● STATED PROBLEM
From the entries below, list each line with "this".

● RECORDS PROVIDED
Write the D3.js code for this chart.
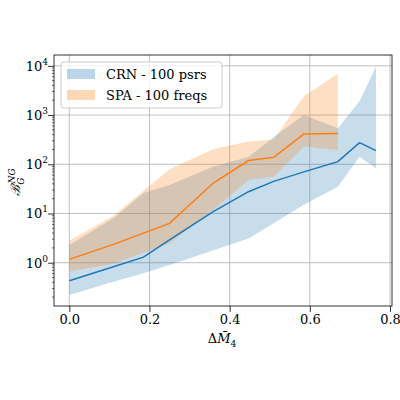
---
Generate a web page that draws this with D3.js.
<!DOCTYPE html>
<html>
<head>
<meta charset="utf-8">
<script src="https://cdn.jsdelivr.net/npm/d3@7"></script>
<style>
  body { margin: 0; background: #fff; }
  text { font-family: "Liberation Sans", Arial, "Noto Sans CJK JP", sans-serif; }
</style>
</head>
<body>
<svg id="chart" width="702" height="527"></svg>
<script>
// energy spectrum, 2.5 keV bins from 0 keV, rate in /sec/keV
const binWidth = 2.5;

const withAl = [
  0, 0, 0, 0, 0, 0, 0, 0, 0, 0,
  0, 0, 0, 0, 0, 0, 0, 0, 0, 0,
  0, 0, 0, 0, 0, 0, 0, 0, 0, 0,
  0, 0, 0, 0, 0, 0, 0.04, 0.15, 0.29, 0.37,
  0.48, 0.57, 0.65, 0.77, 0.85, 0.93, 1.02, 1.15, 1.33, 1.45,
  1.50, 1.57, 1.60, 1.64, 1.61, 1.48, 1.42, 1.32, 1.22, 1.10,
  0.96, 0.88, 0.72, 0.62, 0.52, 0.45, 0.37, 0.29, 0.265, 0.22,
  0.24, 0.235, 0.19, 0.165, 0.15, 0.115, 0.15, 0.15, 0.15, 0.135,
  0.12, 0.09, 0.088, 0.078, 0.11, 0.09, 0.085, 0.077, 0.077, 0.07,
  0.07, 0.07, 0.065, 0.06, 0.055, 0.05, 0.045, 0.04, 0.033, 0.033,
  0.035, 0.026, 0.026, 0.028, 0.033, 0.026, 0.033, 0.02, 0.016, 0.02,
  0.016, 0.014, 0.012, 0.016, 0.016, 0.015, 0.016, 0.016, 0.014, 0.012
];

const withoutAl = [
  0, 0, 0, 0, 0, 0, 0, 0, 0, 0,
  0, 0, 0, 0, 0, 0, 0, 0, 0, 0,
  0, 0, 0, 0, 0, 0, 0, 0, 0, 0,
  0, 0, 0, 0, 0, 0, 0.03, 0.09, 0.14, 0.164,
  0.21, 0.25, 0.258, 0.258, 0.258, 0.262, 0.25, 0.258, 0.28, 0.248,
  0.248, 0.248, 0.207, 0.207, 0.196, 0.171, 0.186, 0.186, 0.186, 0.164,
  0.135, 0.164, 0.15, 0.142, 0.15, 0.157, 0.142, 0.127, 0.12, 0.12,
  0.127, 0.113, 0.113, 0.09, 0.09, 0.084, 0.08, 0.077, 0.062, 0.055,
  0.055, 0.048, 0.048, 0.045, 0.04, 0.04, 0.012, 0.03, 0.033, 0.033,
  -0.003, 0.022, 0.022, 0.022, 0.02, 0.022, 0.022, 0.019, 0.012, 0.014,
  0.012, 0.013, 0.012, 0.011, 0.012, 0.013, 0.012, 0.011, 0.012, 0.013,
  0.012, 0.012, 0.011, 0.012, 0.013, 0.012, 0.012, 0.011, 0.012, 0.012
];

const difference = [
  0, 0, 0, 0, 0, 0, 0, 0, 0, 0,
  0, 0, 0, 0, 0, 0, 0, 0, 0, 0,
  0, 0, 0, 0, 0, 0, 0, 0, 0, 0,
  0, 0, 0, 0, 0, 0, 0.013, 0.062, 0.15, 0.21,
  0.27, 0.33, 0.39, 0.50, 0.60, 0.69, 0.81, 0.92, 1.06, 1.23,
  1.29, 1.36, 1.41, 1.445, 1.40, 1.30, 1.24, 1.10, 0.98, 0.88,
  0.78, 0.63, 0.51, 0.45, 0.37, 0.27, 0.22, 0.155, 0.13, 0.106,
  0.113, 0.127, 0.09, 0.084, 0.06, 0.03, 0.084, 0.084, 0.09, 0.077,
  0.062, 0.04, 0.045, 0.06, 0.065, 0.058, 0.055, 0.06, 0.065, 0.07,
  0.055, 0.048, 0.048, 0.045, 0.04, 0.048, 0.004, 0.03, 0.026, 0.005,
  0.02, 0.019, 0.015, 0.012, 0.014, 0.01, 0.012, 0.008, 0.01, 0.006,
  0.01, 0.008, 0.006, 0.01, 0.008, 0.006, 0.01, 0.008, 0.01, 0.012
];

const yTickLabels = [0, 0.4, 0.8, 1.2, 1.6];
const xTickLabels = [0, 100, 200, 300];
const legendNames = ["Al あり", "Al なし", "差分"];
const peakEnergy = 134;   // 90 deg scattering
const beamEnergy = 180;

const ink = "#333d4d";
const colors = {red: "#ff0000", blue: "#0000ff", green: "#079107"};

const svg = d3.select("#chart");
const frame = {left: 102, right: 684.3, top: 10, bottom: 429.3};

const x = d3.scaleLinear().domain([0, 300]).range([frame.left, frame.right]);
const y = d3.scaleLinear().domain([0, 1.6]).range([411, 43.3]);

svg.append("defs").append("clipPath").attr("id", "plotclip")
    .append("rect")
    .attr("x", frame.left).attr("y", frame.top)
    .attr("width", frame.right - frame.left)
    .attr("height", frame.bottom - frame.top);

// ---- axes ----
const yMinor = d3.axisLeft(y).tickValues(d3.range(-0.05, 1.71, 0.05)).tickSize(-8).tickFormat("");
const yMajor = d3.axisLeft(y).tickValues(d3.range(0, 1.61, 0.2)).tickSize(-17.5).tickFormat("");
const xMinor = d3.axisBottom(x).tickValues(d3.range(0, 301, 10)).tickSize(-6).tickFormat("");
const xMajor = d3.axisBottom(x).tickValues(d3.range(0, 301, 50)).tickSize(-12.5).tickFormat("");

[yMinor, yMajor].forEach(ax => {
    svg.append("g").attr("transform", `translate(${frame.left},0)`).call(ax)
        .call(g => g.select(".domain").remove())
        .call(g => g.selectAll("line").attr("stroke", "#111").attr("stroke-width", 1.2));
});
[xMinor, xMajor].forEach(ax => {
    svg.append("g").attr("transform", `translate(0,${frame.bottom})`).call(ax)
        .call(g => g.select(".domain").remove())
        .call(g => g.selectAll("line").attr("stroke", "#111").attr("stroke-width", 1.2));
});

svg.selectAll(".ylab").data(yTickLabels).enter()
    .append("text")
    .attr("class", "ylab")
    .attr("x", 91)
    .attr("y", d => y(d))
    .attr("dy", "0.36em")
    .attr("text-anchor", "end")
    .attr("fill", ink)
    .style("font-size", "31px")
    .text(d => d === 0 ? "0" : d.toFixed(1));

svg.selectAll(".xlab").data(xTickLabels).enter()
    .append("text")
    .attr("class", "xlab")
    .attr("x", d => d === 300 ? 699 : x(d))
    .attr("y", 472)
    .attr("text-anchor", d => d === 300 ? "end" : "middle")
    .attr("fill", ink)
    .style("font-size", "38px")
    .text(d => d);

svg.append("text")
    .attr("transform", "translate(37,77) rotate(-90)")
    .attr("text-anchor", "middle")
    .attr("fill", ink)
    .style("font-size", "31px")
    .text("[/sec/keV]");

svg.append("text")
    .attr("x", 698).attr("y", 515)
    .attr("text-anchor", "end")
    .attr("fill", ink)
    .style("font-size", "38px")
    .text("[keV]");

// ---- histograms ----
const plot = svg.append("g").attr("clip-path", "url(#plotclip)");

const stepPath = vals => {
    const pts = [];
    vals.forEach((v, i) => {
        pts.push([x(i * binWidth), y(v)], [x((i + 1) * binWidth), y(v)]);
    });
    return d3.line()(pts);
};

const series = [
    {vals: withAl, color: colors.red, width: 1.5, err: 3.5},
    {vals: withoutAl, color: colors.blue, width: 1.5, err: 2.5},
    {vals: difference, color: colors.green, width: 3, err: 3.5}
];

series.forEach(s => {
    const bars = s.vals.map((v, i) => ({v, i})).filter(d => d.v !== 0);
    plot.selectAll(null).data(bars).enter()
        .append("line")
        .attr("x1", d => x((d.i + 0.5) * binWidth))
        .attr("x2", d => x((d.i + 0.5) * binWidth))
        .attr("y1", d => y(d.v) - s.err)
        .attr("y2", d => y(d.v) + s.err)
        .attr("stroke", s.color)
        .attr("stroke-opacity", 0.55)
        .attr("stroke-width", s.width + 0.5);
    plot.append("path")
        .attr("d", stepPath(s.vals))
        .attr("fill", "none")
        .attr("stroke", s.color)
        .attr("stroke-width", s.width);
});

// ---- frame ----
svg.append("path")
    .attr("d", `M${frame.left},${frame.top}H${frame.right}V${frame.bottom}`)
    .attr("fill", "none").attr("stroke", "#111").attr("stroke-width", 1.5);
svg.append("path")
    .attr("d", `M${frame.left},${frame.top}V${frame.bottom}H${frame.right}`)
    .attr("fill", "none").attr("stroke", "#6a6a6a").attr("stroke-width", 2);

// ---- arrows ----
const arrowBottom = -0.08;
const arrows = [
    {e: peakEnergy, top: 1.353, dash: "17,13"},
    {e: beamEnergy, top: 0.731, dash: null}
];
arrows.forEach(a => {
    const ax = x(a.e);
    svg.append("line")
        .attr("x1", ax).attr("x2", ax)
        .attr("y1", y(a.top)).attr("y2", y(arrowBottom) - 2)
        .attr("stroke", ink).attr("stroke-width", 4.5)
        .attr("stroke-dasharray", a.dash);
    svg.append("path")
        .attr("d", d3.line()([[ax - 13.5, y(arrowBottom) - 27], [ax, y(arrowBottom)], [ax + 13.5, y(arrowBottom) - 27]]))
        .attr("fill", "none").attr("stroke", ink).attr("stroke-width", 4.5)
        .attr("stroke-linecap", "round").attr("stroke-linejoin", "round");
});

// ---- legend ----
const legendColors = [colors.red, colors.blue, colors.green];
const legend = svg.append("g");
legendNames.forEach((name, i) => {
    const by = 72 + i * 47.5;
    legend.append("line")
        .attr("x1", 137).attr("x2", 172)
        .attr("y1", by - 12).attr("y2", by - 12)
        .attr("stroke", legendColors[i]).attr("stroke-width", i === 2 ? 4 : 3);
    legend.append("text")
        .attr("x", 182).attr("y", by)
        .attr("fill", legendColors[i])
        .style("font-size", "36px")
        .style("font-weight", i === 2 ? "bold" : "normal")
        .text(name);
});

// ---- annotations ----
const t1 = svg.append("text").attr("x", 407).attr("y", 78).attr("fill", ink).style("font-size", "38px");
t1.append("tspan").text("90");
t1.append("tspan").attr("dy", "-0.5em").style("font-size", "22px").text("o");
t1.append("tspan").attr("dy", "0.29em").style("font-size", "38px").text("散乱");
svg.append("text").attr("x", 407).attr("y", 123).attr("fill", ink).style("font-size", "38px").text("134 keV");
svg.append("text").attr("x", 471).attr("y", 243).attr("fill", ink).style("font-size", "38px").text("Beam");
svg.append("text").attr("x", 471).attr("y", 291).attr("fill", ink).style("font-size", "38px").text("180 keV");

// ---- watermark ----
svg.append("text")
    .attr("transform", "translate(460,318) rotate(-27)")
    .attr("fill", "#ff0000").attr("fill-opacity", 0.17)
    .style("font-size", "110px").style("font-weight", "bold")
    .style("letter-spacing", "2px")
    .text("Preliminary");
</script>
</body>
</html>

● FULL ANSWER
Write the D3.js code for this chart.
Generate a web page that draws this with D3.js.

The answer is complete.